In the fall of 1972, Kirshner was asked by ABC Television to serve as executive producer and "creative consultant" for their new In Concert series, which aired every other week in the 11:30 p.m. slot normally showing The Dick Cavett Show. The following September, Kirshner left In Concert to produce and host his own syndicated weekly rock-concert program called Don Kirshner's Rock Concert. With its long-form live performances, it was a new direction for pop music presentation on television as compared to rehearsed, often lip-synced performances that were the staple of earlier television shows like Shindig!. The last show aired in 1981, the year that MTV was launched.

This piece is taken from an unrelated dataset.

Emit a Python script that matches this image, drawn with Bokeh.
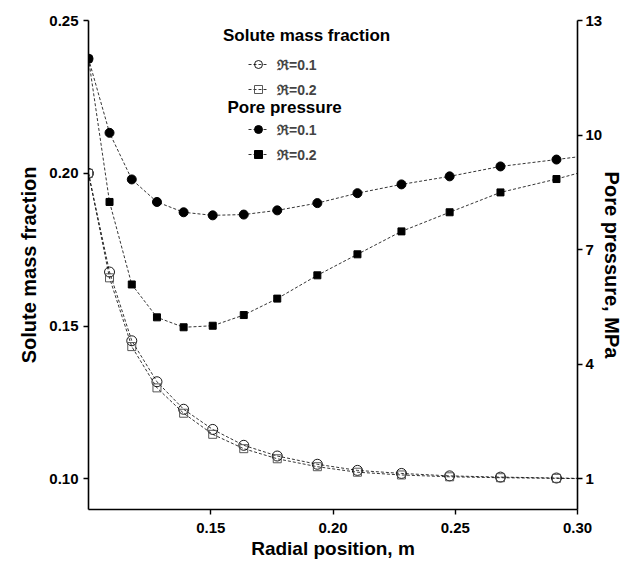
from bokeh.plotting import figure
from bokeh.models import (Range1d, LinearAxis, FixedTicker, Legend, LegendItem,
                          Label, PrintfTickFormatter)
from bokeh.embed import file_html
from bokeh.resources import INLINE

# ---- data ----
radius = [0.1000, 0.1086, 0.1177, 0.1280, 0.1389, 0.1508, 0.1635, 0.1772,
          0.1936, 0.2100, 0.2280, 0.2477, 0.2685, 0.2914, 0.3000]
solute_r01 = [0.2000, 0.1677, 0.1452, 0.1318, 0.1228, 0.1162, 0.1110, 0.1075,
              0.1048, 0.1028, 0.1018, 0.1010, 0.1006, 0.1003, 0.1002]
solute_r02 = [0.2000, 0.1658, 0.1433, 0.1298, 0.1215, 0.1146, 0.1099, 0.1066,
              0.1040, 0.1022, 0.1013, 0.1007, 0.1004, 0.1002, 0.1001]
pressure_r01 = [12.00, 10.06, 8.84, 8.25, 7.98, 7.90, 7.92, 8.03,
                8.22, 8.48, 8.71, 8.92, 9.18, 9.36, 9.43]
pressure_r02 = [12.00, 8.25, 6.09, 5.23, 4.97, 5.01, 5.29, 5.72,
                6.33, 6.88, 7.48, 7.98, 8.50, 8.85, 9.00]
# the last entry (r = 0.30) is where the curves meet the axis; no marker there
n_marked = 14

x_ticks = [0.15, 0.20, 0.25, 0.30]
left_ticks = [0.10, 0.15, 0.20, 0.25]
right_ticks = [1, 4, 7, 10, 13]
legend_labels = ["\u211c=0.1", "\u211c=0.2"]

FONT = "Liberation Sans"

p = figure(width=633, height=563,
           x_range=Range1d(0.10, 0.30), y_range=Range1d(0.09, 0.25),
           output_backend="svg", toolbar_location=None,
           min_border_left=88, min_border_top=20, min_border_right=56,
           min_border_bottom=54, outline_line_color=None,
           background_fill_color="white", border_fill_color="white")
p.xgrid.visible = False
p.ygrid.visible = False
p.extra_y_ranges = {"pres": Range1d(0.2, 13)}

def style_axis(ax, label, label_size):
    ax.axis_label = label
    ax.axis_label_text_font = FONT
    ax.axis_label_text_font_style = "bold"
    ax.axis_label_text_font_size = label_size
    ax.major_label_text_font = FONT
    ax.major_label_text_font_style = "bold"
    ax.major_label_text_font_size = "15px"
    ax.major_label_text_color = "black"
    ax.axis_label_text_color = "black"
    ax.axis_line_width = 1.6
    ax.axis_line_color = "black"
    ax.major_tick_line_width = 1.4
    ax.major_tick_line_color = "black"
    ax.major_tick_out = 5
    ax.major_tick_in = 0
    ax.minor_tick_line_color = None

xa = p.xaxis[0]
xa.ticker = FixedTicker(ticks=x_ticks)
xa.formatter = PrintfTickFormatter(format="%.2f")
style_axis(xa, "Radial position, m", "19px")
xa.major_label_standoff = 8
xa.axis_label_standoff = 2

ya = p.yaxis[0]
ya.ticker = FixedTicker(ticks=left_ticks)
ya.formatter = PrintfTickFormatter(format="%.2f")
style_axis(ya, "Solute mass fraction", "20px")
ya.axis_label_standoff = 6

ra = LinearAxis(y_range_name="pres", ticker=FixedTicker(ticks=right_ticks),
                formatter=PrintfTickFormatter(format="%d"))
style_axis(ra, "Pore pressure, MPa", "20px")
ra.major_label_standoff = 3
ra.axis_label_standoff = -4
p.add_layout(ra, "right")

DASH = "3 2"
LW = 0.8

# solute mass fraction (open markers)
l_s1 = p.line(radius, solute_r01, line_color="black", line_width=LW, line_dash=DASH)
m_s1 = p.scatter(radius[:n_marked], solute_r01[:n_marked], marker="circle", size=10,
                 fill_color=None, line_color="black", line_width=0.9)
l_s2 = p.line(radius, solute_r02, line_color="black", line_width=LW, line_dash=DASH)
m_s2 = p.scatter(radius[:n_marked], solute_r02[:n_marked], marker="square", size=8,
                 fill_color=None, line_color="#444444", line_width=0.9)

# pore pressure (filled markers, right axis)
l_p1 = p.line(radius, pressure_r01, line_color="black", line_width=LW, line_dash=DASH,
              y_range_name="pres")
m_p1 = p.scatter(radius[:n_marked], pressure_r01[:n_marked], marker="circle", size=9,
                 fill_color="black", line_color="black", y_range_name="pres")
l_p2 = p.line(radius, pressure_r02, line_color="black", line_width=LW, line_dash=DASH,
              y_range_name="pres")
m_p2 = p.scatter(radius[:n_marked], pressure_r02[:n_marked], marker="square", size=7,
                 fill_color="black", line_color="black", y_range_name="pres")

def make_legend(items, loc):
    lg = Legend(items=items, location=loc, border_line_color=None,
                background_fill_alpha=0, label_text_font=FONT,
                label_text_font_style="bold", label_text_font_size="14px",
                glyph_width=20, glyph_height=20, label_standoff=9, spacing=5,
                padding=0, margin=0, label_height=20)
    p.add_layout(lg)

make_legend([LegendItem(label=legend_labels[0], renderers=[l_s1, m_s1]),
             LegendItem(label=legend_labels[1], renderers=[l_s2, m_s2])], (160, 410))
make_legend([LegendItem(label=legend_labels[0], renderers=[l_p1, m_p1]),
             LegendItem(label=legend_labels[1], renderers=[l_p2, m_p2])], (160, 345))

for txt, xx, yy in [("Solute mass fraction", 0.1892, 0.2451),
                    ("Pore pressure", 0.1802, 0.2216)]:
    p.add_layout(Label(x=xx, y=yy, text=txt, text_font=FONT, text_font_style="bold",
                       text_font_size="17px", text_align="center",
                       text_baseline="middle", text_color="black"))

open("out.html", "w").write(file_html(p, INLINE))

The program presented many of the most successful bands of the era, usually rock and roll but occasionally from other genres, each time introduced by Kirshner's trademark monotone delivery as the program host. In its final season, Rock Concert was mostly hosted by Kirshner's son and daughter, whose delivery was similar as their father's. Kirshner's "wooden" presentation style was later lampooned on Saturday Night Live by Paul Shaffer, most notably in Shaffer's introduction of the Blues Brothers during the duo's television debut. Shaffer and Kirshner worked together on the short-lived situation comedy, A Year at the Top, which Kirshner co-produced with Norman Lear, and in which Shaffer starred.

==Later career==
Kirshner received the 2007 Songwriters Hall of Fame Abe Olman Publishing Award. He was a creative consultant for Rockrena, a company founded by Jack Wishna, and launched in 2011 to promote new music talent online. He died of heart failure in a Boca Raton, Florida hospital on January 17, 2011 at age 76, survived by his wife of 50 years, Sheila; his son, Ricky Kirshner; daughter, Daryn Lewis; and five grandchildren.

On April 14, 2012, Kirshner was posthumously inducted into the Rock and Roll Hall of Fame.